VWAP doesn’t magically appear once the day is underway – it begins forming from the very first trade. Understanding how it builds helps traders avoid false assumptions about where VWAP “should” be early in the session.

From the open, VWAP is a live calculation that evolves as new price and volume information enters the market.

What VWAP actually measures

VWAP stands for Volume Weighted Average Price. It reflects where the bulk of trading activity has occurred, not a static level.

• Each trade contributes new price and volume information
• Higher volume has more influence than low volume
• The calculation updates continuously

This is why VWAP moves tick by tick as the session unfolds.

Why the anchor starts at the open

For daily VWAP, the anchor is placed at the start of the trading day. From that moment forward, every trade contributes to the line.

• Early VWAP may appear near the midpoint of the first bar
• That’s because the most volume often trades near the middle of the range
• It’s not guessed – it’s calculated

The level reflects where trading actually happened, not where price simply touched.

Important note

VWAP in the first few minutes is based on very limited information. It will shift as more trades occur.

Early VWAP is incomplete – not wrong.

How VWAP builds through the session

As each new minute passes, VWAP incorporates additional price and volume data.

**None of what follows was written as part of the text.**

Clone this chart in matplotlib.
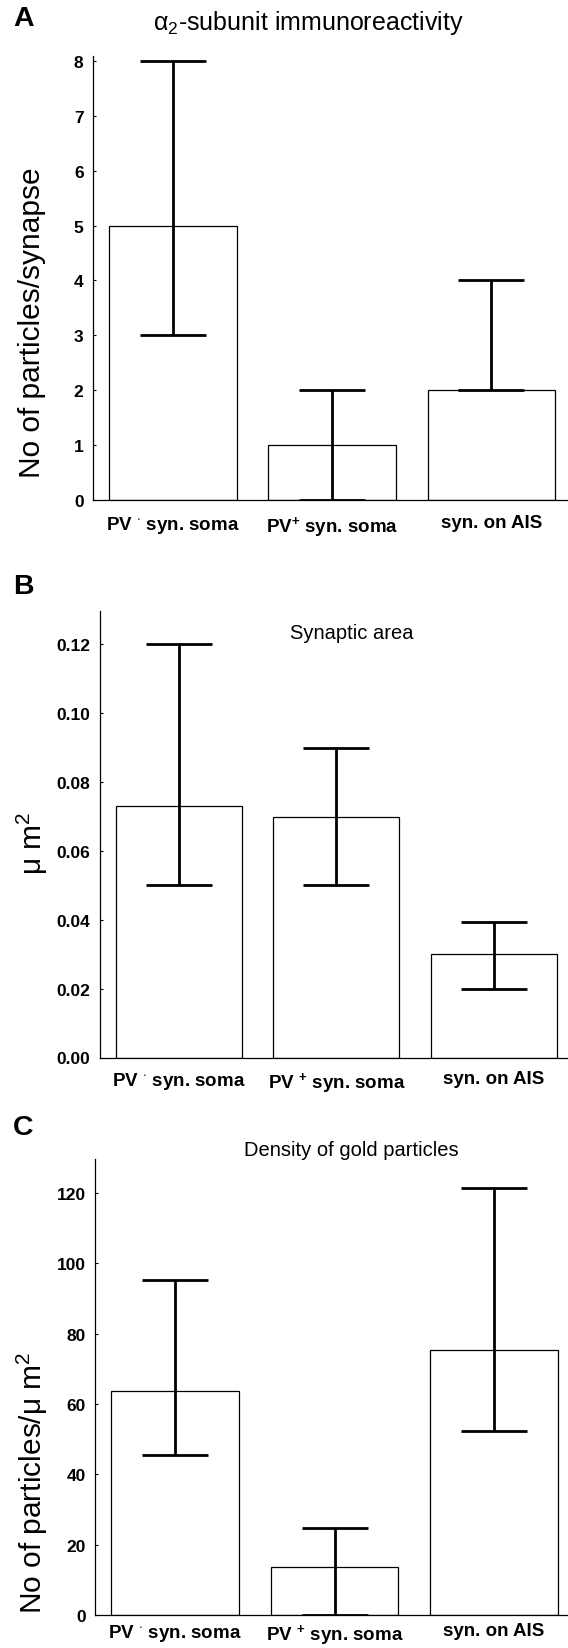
import matplotlib
matplotlib.use("Agg")
import matplotlib.pyplot as plt
import numpy as np

plt.rcParams['font.family'] = ['Liberation Sans', 'DejaVu Sans']
plt.rcParams['mathtext.fontset'] = 'custom'
plt.rcParams['mathtext.rm'] = 'Liberation Sans'
plt.rcParams['mathtext.bf'] = 'Liberation Sans:bold'
plt.rcParams['mathtext.it'] = 'Liberation Sans:italic'

# ---- data ----
categories_a = [r"PV $^{\mathbf{\cdot}}$ syn. soma", r"PV$^{\mathbf{+}}$ syn. soma", "syn. on AIS"]
categories_bc = [r"PV $^{\mathbf{\cdot}}$ syn. soma", r"PV $^{\mathbf{+}}$ syn. soma", "syn. on AIS"]

a_values = [5, 1, 2]
a_low = [3, 0, 2]
a_high = [8, 2, 4]
a_yticks = [0, 1, 2, 3, 4, 5, 6, 7, 8]

b_values = [0.073, 0.070, 0.030]
b_low = [0.050, 0.050, 0.020]
b_high = [0.120, 0.090, 0.0395]
b_yticks = [0.00, 0.02, 0.04, 0.06, 0.08, 0.10, 0.12]

c_values = [63.6, 13.7, 75.5]
c_low = [45.4, 0.0, 52.3]
c_high = [95.2, 24.8, 121.5]
c_yticks = [0, 20, 40, 60, 80, 100, 120]

W, H = 568, 1649
fig = plt.figure(figsize=(W / 100, H / 100), dpi=100)


def make_axes(left, right, top, bottom):
    return fig.add_axes([left / W, 1 - bottom / H, (right - left) / W, (bottom - top) / H])


def draw_panel(ax, cats, vals, low, high, yticks, ylim, xlim, fmt, xpad):
    x = np.arange(1, len(vals) + 1)
    vals = np.array(vals, dtype=float)
    yerr = np.vstack([vals - np.array(low), np.array(high) - vals])
    ax.bar(x, vals, width=0.8, color='white', edgecolor='black', linewidth=0.9, zorder=2)
    ax.errorbar(x, vals, yerr=yerr, fmt='none', ecolor='black', elinewidth=2.0,
                capsize=23.5, capthick=2.0, zorder=3)
    ax.set_xlim(*xlim)
    ax.set_ylim(*ylim)
    ax.set_yticks(yticks)
    ax.set_yticklabels([fmt.format(v) for v in yticks], fontsize=12.5, fontweight='bold')
    ax.set_xticks(x)
    ax.set_xticklabels(cats, fontsize=13.5, fontweight='bold')
    ax.tick_params(axis='y', direction='in', length=2, width=0.8, pad=7)
    ax.tick_params(axis='x', length=0, pad=xpad)
    for s in ['top', 'right']:
        ax.spines[s].set_visible(False)
    for s in ['left', 'bottom']:
        ax.spines[s].set_linewidth(0.9)


axA = make_axes(93.3, 568, 56.7, 501.3)
draw_panel(axA, categories_a, a_values, a_low, a_high, a_yticks, (0, 8.09), (0.5, 3.482), "{:d}", 10)

axB = make_axes(100, 568, 611.7, 1058.5)
draw_panel(axB, categories_bc, b_values, b_low, b_high, b_yticks, (0, 0.1298), (0.5, 3.47), "{:.2f}", 9)

axC = make_axes(95.3, 568, 1160, 1616)
draw_panel(axC, categories_bc, c_values, c_low, c_high, c_yticks, (0, 129.7), (0.5, 3.464), "{:d}", 5)

# panel letters
for letter, y in [("A", 19), ("B", 587), ("C", 1128)]:
    fig.text(13 / W, 1 - y / H, letter, fontsize=20.5, fontweight='bold', ha='left', va='center')

# titles
fig.text(308 / W, 1 - 23 / H, "\u03b1$_2$-subunit immunoreactivity", fontsize=18, ha='center', va='center')
fig.text(352 / W, 1 - 634 / H, "Synaptic area", fontsize=14.5, ha='center', va='center')
fig.text(351 / W, 1 - 1151 / H, "Density of gold particles", fontsize=14.5, ha='center', va='center')

# y labels
fig.text(32 / W, 1 - 323 / H, "No of particles/synapse", fontsize=21.5, rotation=90, ha='center', va='center')
fig.text(32 / W, 1 - 843 / H, "\u03bc m$^2$", fontsize=21.5, rotation=90, ha='center', va='center')
fig.text(32 / W, 1 - 1483 / H, "No of particles/\u03bc m$^2$", fontsize=21.5, rotation=90, ha='center', va='center')

fig.savefig("out.png", dpi=100)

• The line gradually smooths as more trades accumulate
• Single prints matter less as volume increases
• VWAP becomes more stable later in the session

This is why context matters when using VWAP early versus later in the day.

Caution

Treating VWAP as a fixed level early in the session can lead to poor decisions. It is a developing reference, not a finished product.

The takeaway

• VWAP starts building from the first trade of the day
• It updates continuously with each new transaction
• Early readings are provisional, not definitive
• VWAP is a reference point that evolves with information

Understanding how VWAP builds helps traders use it with context – not assumptions.